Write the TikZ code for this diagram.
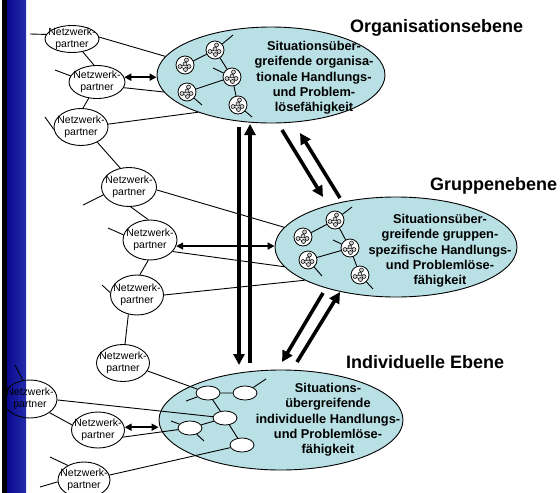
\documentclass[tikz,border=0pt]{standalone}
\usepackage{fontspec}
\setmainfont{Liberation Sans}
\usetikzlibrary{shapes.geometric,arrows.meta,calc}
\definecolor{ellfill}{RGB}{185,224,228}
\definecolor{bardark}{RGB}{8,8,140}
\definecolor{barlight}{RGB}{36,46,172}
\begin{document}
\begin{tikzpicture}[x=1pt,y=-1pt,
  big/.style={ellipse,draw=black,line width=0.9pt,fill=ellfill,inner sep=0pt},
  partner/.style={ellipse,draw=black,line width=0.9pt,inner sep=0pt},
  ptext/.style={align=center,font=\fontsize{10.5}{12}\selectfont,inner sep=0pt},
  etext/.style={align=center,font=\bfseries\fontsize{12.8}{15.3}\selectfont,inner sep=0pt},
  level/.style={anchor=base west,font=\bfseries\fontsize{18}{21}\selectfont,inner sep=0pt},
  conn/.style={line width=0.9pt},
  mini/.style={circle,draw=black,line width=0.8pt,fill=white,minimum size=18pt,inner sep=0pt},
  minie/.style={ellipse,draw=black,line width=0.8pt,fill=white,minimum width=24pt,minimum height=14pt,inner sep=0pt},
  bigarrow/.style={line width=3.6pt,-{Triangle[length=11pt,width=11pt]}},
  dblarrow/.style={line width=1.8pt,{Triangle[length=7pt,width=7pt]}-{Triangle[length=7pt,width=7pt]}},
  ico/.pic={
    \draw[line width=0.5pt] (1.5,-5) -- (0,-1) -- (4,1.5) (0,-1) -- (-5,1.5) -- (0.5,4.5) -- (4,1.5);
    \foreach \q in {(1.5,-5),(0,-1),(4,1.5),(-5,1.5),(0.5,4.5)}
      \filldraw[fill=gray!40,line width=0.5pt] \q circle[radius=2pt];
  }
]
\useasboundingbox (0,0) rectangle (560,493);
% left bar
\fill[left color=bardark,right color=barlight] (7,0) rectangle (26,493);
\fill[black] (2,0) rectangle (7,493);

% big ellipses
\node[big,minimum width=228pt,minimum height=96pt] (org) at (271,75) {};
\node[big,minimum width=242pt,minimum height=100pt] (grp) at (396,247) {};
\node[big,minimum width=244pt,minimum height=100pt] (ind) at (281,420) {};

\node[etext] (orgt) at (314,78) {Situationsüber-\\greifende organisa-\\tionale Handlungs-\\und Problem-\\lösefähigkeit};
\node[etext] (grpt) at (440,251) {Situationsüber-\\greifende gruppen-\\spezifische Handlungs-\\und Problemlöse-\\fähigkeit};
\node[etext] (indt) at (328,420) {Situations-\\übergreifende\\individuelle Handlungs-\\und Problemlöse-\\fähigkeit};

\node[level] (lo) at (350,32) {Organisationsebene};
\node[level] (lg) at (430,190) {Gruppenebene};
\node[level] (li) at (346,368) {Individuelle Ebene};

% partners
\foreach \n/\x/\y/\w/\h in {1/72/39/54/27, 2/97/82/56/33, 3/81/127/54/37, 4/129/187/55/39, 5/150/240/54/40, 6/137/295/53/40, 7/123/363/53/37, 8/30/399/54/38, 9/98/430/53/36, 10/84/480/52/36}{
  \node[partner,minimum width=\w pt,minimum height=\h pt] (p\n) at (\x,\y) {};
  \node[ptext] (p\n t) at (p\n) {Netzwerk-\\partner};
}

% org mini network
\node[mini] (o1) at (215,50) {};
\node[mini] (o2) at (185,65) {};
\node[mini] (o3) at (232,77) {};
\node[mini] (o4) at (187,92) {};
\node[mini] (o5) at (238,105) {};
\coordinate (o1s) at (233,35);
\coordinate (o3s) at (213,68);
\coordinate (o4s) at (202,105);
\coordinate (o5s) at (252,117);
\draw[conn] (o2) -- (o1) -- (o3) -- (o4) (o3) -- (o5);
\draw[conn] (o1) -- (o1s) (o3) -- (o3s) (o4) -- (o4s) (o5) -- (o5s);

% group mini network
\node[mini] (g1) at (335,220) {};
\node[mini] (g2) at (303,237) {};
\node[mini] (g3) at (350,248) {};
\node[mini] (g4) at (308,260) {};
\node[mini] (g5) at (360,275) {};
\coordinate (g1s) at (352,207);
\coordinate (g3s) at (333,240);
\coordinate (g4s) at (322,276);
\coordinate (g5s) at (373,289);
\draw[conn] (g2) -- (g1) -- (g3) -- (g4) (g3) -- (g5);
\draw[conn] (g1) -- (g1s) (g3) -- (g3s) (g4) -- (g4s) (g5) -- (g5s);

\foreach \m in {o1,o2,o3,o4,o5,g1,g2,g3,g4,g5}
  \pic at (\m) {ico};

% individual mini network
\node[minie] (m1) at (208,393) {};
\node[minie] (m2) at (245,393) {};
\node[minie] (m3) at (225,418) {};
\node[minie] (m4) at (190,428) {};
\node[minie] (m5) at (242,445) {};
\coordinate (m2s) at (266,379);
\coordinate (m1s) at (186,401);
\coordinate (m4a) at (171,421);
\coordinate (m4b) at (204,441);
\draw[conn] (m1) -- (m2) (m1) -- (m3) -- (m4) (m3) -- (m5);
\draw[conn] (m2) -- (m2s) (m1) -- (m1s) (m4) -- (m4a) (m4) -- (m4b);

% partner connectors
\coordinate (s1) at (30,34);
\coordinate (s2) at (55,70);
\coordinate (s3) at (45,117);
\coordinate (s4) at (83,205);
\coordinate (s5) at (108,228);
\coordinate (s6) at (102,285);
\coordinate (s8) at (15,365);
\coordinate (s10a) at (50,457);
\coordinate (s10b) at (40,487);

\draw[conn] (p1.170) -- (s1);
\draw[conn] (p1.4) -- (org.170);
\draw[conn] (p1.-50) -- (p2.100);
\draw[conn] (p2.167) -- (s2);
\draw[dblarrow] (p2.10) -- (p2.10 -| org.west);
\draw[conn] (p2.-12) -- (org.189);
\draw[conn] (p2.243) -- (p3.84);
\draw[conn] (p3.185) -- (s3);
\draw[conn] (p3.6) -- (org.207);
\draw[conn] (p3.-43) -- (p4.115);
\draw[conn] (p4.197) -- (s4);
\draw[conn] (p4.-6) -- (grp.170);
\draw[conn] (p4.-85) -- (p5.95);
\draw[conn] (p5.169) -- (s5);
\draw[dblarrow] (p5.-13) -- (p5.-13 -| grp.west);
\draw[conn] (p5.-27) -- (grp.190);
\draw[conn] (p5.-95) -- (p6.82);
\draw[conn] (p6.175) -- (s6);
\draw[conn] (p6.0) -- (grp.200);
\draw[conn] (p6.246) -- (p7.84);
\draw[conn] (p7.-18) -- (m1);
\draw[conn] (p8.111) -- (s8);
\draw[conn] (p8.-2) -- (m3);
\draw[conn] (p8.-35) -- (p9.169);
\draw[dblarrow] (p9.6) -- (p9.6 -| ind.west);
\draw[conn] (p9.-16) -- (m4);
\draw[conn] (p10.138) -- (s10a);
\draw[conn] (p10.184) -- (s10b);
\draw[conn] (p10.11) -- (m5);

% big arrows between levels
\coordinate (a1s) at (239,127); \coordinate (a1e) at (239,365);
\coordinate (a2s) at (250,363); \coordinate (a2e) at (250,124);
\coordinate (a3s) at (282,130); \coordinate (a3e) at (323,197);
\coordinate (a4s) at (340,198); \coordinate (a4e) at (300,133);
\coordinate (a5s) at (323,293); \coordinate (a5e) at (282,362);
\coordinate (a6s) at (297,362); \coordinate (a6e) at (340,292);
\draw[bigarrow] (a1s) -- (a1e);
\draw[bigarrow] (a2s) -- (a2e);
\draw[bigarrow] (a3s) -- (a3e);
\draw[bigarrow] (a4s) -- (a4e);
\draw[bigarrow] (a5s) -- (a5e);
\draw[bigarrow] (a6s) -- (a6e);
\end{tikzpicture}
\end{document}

Written exercise — Leave out the pictures and repeat exactly the lines from the start of the material through the line that contains "width=244pt,minimum height=100pt] (ind)", both included.

Output of the task —
Write the TikZ code for this diagram.
\documentclass[tikz,border=0pt]{standalone}
\usepackage{fontspec}
\setmainfont{Liberation Sans}
\usetikzlibrary{shapes.geometric,arrows.meta,calc}
\definecolor{ellfill}{RGB}{185,224,228}
\definecolor{bardark}{RGB}{8,8,140}
\definecolor{barlight}{RGB}{36,46,172}
\begin{document}
\begin{tikzpicture}[x=1pt,y=-1pt,
  big/.style={ellipse,draw=black,line width=0.9pt,fill=ellfill,inner sep=0pt},
  partner/.style={ellipse,draw=black,line width=0.9pt,inner sep=0pt},
  ptext/.style={align=center,font=\fontsize{10.5}{12}\selectfont,inner sep=0pt},
  etext/.style={align=center,font=\bfseries\fontsize{12.8}{15.3}\selectfont,inner sep=0pt},
  level/.style={anchor=base west,font=\bfseries\fontsize{18}{21}\selectfont,inner sep=0pt},
  conn/.style={line width=0.9pt},
  mini/.style={circle,draw=black,line width=0.8pt,fill=white,minimum size=18pt,inner sep=0pt},
  minie/.style={ellipse,draw=black,line width=0.8pt,fill=white,minimum width=24pt,minimum height=14pt,inner sep=0pt},
  bigarrow/.style={line width=3.6pt,-{Triangle[length=11pt,width=11pt]}},
  dblarrow/.style={line width=1.8pt,{Triangle[length=7pt,width=7pt]}-{Triangle[length=7pt,width=7pt]}},
  ico/.pic={
    \draw[line width=0.5pt] (1.5,-5) -- (0,-1) -- (4,1.5) (0,-1) -- (-5,1.5) -- (0.5,4.5) -- (4,1.5);
    \foreach \q in {(1.5,-5),(0,-1),(4,1.5),(-5,1.5),(0.5,4.5)}
      \filldraw[fill=gray!40,line width=0.5pt] \q circle[radius=2pt];
  }
]
\useasboundingbox (0,0) rectangle (560,493);
% left bar
\fill[left color=bardark,right color=barlight] (7,0) rectangle (26,493);
\fill[black] (2,0) rectangle (7,493);

% big ellipses
\node[big,minimum width=228pt,minimum height=96pt] (org) at (271,75) {};
\node[big,minimum width=242pt,minimum height=100pt] (grp) at (396,247) {};
\node[big,minimum width=244pt,minimum height=100pt] (ind) at (281,420) {};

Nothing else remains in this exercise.